* _Source data_
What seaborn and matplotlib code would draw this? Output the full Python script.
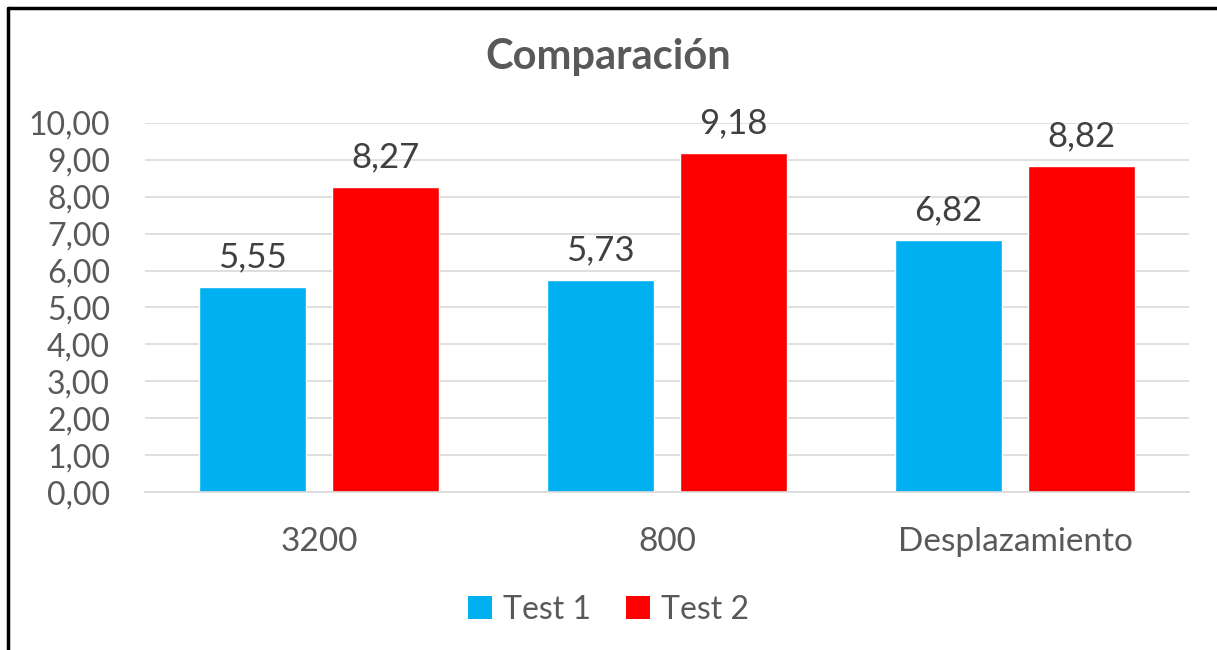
import matplotlib
matplotlib.use("Agg")
import matplotlib.pyplot as plt
import seaborn as sns
import pandas as pd
from matplotlib.ticker import FuncFormatter, MultipleLocator
from matplotlib.lines import Line2D
from matplotlib.patches import Patch

categories = ["3200", "800", "Desplazamiento"]
series_names = ["Test 1", "Test 2"]
test1 = [5.55, 5.73, 6.82]
test2 = [8.27, 9.18, 8.82]
colors = ["#00B0F0", "#FF0000"]
title = "Comparación"

df = pd.DataFrame({
    "cat": categories * 2,
    "serie": [series_names[0]] * 3 + [series_names[1]] * 3,
    "val": test1 + test2,
})

sns.set_style("white")
plt.rcParams["font.family"] = ["Lato", "DejaVu Sans"]
txt = "#595959"

fig = plt.figure(figsize=(12.17, 6.5), dpi=100)
ax = fig.add_axes([0.119, 0.243, 0.858, 0.568])

sns.barplot(data=df, x="cat", y="val", hue="serie", palette=colors,
            width=0.767, gap=0.2, ax=ax, legend=False, saturation=1)

ax.set_ylim(0, 10)
ax.yaxis.set_major_locator(MultipleLocator(1))
ax.yaxis.set_major_formatter(FuncFormatter(lambda v, p: f"{v:.2f}".replace(".", ",")))
ax.grid(axis="y", color="#D9D9D9", linewidth=1.2)
ax.set_axisbelow(True)
for s in ["top", "right", "left"]:
    ax.spines[s].set_visible(False)
ax.spines["bottom"].set_color("#D9D9D9")
ax.spines["bottom"].set_linewidth(1.2)
ax.tick_params(axis="y", labelsize=23, labelcolor=txt, length=0, pad=25)
ax.tick_params(axis="x", labelsize=24, labelcolor=txt, length=0, pad=25)
ax.set_xlabel("")
ax.set_ylabel("")

for cont in ax.containers:
    labels = [f"{b.get_height():.2f}".replace(".", ",") for b in cont]
    ax.bar_label(cont, labels=labels, fontsize=25, color="#404040", padding=10)

fig.text(0.5, 0.912, title, ha="center", va="center", fontsize=30,
         fontweight="bold", color=txt)

handles = [Patch(facecolor=c, edgecolor="none") for c in colors]
fig.legend(handles, series_names, loc="center", bbox_to_anchor=(0.5, 0.062),
           ncol=2, frameon=False, fontsize=23, labelcolor=txt,
           handlelength=0.75, handleheight=0.75, handletextpad=0.35, columnspacing=1.1)

fig.add_artist(Line2D([0.0066, 1.0], [0.988, 0.988], transform=fig.transFigure,
                      color="black", linewidth=2.5))
fig.add_artist(Line2D([0.0066, 0.0066], [0.0, 0.988], transform=fig.transFigure,
                      color="black", linewidth=2.5))

fig.savefig("out.png", dpi=100)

* _Goal_
Write the full listing out again with every line unchanged, but include no pictures.

* _Output_
What seaborn and matplotlib code would draw this? Output the full Python script.
import matplotlib
matplotlib.use("Agg")
import matplotlib.pyplot as plt
import seaborn as sns
import pandas as pd
from matplotlib.ticker import FuncFormatter, MultipleLocator
from matplotlib.lines import Line2D
from matplotlib.patches import Patch

categories = ["3200", "800", "Desplazamiento"]
series_names = ["Test 1", "Test 2"]
test1 = [5.55, 5.73, 6.82]
test2 = [8.27, 9.18, 8.82]
colors = ["#00B0F0", "#FF0000"]
title = "Comparación"

df = pd.DataFrame({
    "cat": categories * 2,
    "serie": [series_names[0]] * 3 + [series_names[1]] * 3,
    "val": test1 + test2,
})

sns.set_style("white")
plt.rcParams["font.family"] = ["Lato", "DejaVu Sans"]
txt = "#595959"

fig = plt.figure(figsize=(12.17, 6.5), dpi=100)
ax = fig.add_axes([0.119, 0.243, 0.858, 0.568])

sns.barplot(data=df, x="cat", y="val", hue="serie", palette=colors,
            width=0.767, gap=0.2, ax=ax, legend=False, saturation=1)

ax.set_ylim(0, 10)
ax.yaxis.set_major_locator(MultipleLocator(1))
ax.yaxis.set_major_formatter(FuncFormatter(lambda v, p: f"{v:.2f}".replace(".", ",")))
ax.grid(axis="y", color="#D9D9D9", linewidth=1.2)
ax.set_axisbelow(True)
for s in ["top", "right", "left"]:
    ax.spines[s].set_visible(False)
ax.spines["bottom"].set_color("#D9D9D9")
ax.spines["bottom"].set_linewidth(1.2)
ax.tick_params(axis="y", labelsize=23, labelcolor=txt, length=0, pad=25)
ax.tick_params(axis="x", labelsize=24, labelcolor=txt, length=0, pad=25)
ax.set_xlabel("")
ax.set_ylabel("")

for cont in ax.containers:
    labels = [f"{b.get_height():.2f}".replace(".", ",") for b in cont]
    ax.bar_label(cont, labels=labels, fontsize=25, color="#404040", padding=10)

fig.text(0.5, 0.912, title, ha="center", va="center", fontsize=30,
         fontweight="bold", color=txt)

handles = [Patch(facecolor=c, edgecolor="none") for c in colors]
fig.legend(handles, series_names, loc="center", bbox_to_anchor=(0.5, 0.062),
           ncol=2, frameon=False, fontsize=23, labelcolor=txt,
           handlelength=0.75, handleheight=0.75, handletextpad=0.35, columnspacing=1.1)

fig.add_artist(Line2D([0.0066, 1.0], [0.988, 0.988], transform=fig.transFigure,
                      color="black", linewidth=2.5))
fig.add_artist(Line2D([0.0066, 0.0066], [0.0, 0.988], transform=fig.transFigure,
                      color="black", linewidth=2.5))

fig.savefig("out.png", dpi=100)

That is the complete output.